Peu à peu s’estompe l’émotion suscitée par la chute de Bachar Al Assad et se mettent en place de nouveaux jeux géopolitiques dans lesquels est intégrée la nouvelle Syrie libérée par le mouvement Hayat Tarhir Al Sham, conduit par Mohammad Al Joulani.
Alors que le gouvernement de transition dessine le futur paysage politique interne, le nouvel homme fort de la Syrie multiplie les gestes d’apaisement tant vis-à-vis de sa population que de la communauté internationale. L’objectif est de rassurer qu’aucune nouvelle dictature sanglante ne prendra le relais de l’ancienne et que la «Syrie nouvelle» ne pourra être que pacifique, multiculturelle et libre. Entre pessimisme et espoir, les observateurs optent pour une prudente expectative tant est lourd le poids du passé et tant sont vifs les pressions et les appétits des puissances régionales et internationales.
Le jeu de la Turquie est particulièrement scruté en raison de la question kurde, de la présence de millions de réfugies syriens sur son sol et de sa proximité frontalière. Quant à l’Iran, affaibli par la perte de vitesse du Hezbollah au Liban et en Syrie sous les coups d’Israël, sa préoccupation majeure est la finalisation de son programme nucléaire.
C’est son assurance-vie au Moyen-Orient que tente de dominer le duo Tel-Aviv-Washington, soutenu par divers pays occidentaux, tant il représente un intérêt majeur au double plan de l’approvisionnement énergétique et du contrôle militaire stratégique mondial. La dynastie Al Assad était vue comme un obstacle pour les affaires du monde occidental et la politique expansionniste d’Israël, en raison de son alliance avec l’URSS puis la Russie et de son rôle-clé au sein du «front de la résistance» arabe voulu comme anti-impérialiste.
Cela a duré un demi-siècle, le summum a été l’atroce guerre civile à partir de 2012, qui a vu s’affronter le régime syrien avec divers groupes intégristes et de l’opposition démocratique. L’intervention de l’aviation russe sauva Bachar Al Assad, mais cette fois-ci, après l’offensive d'Al Joulani et de son mouvement Hayat Tahrir Al Sham, elle ne le fit pas : la préoccupation stratégique de Moscou est le front ukrainien, mais elle pourrait garder sa base navale de Tartous.
Dans ce grand basculement, Israël tente de tirer profit, d’abord en éliminant tout l’arsenal militaire syrien au prétexte qu’il pourrait être utilisé contre lui, et pour affaiblir ensuite ce pays considéré comme relais du Hezbollah et de l'Iran. C’est un autre pas dans sa stratégie expansionniste mise en œuvre depuis la guerre des Six Jours de 1967, avec des hauts et des bas et intensifiée après l’attaque du 7 Octobre par le Hamas palestinien.

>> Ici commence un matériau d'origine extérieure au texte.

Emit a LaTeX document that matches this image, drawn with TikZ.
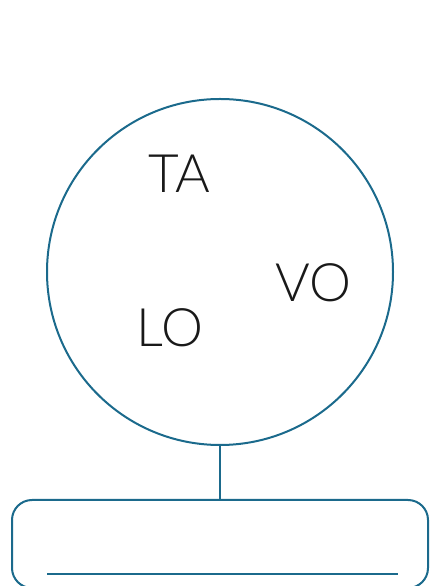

Une aubaine pour Tel-Aviv afin d'accélérer sa propagande mondiale visant à présenter l’Etat d’Israël comme le seul défenseur des intérêts du «monde libre» au Moyen-Orient et comme un «modèle» de démocratie. Tel-Aviv a particulièrement ciblé les Etats-Unis, pris en otage par les lobbies juifs. Ils se sont montrés totalement insensibles au coût humain terrifiant de Ghaza, actuellement de 50 000 mots, dont les deux tiers sont des femmes et des enfants, et des 5000 décès au Liban et ont fermé les yeux devant l’accaparement des terres palestiniennes par des colons juifs suprémacistes et l’assassinat de centaines d’habitants de Cisjordanie, déclarée comme territoire à coloniser totalement.
Le summum de l’implication américaine dans la politique israélienne a été la visite au Congrès US de Netanyahu qui l’acclama et lui offrit une impressionnante cargaison d’armes et des milliards de dollars. L’Europe s’est impliquée dans cette sinistre saga israélienne, les pays les plus en vue, la France et l’Allemagne, pays culpabilisés par la Shoah, le premier du fait du régime collaborationniste de Vichy, le second, berceau du nazisme.
Le nouveau président américain Donald Trump pourrait aller plus loin dans son projet, déjà entamé, d’accords d’Abraham qui ont fait capituler un groupe de pays arabes. Il vise à diluer la question palestinienne dans un projet global américano-israélien dans lequel les Etats-Unis trouvent leur compte en matière d’intérêts économiques et géostratégiques et dans lequel Israël pourra éliminer définitivement toute idée d’Etat palestinien menaçant son projet expansionniste.
C’est dans ce jeu-là que sera intégrée la question syrienne. L’axe américano-israélien ne tolérera d'Al Joulani et des nouveaux dirigeants syriens aucune autre politique.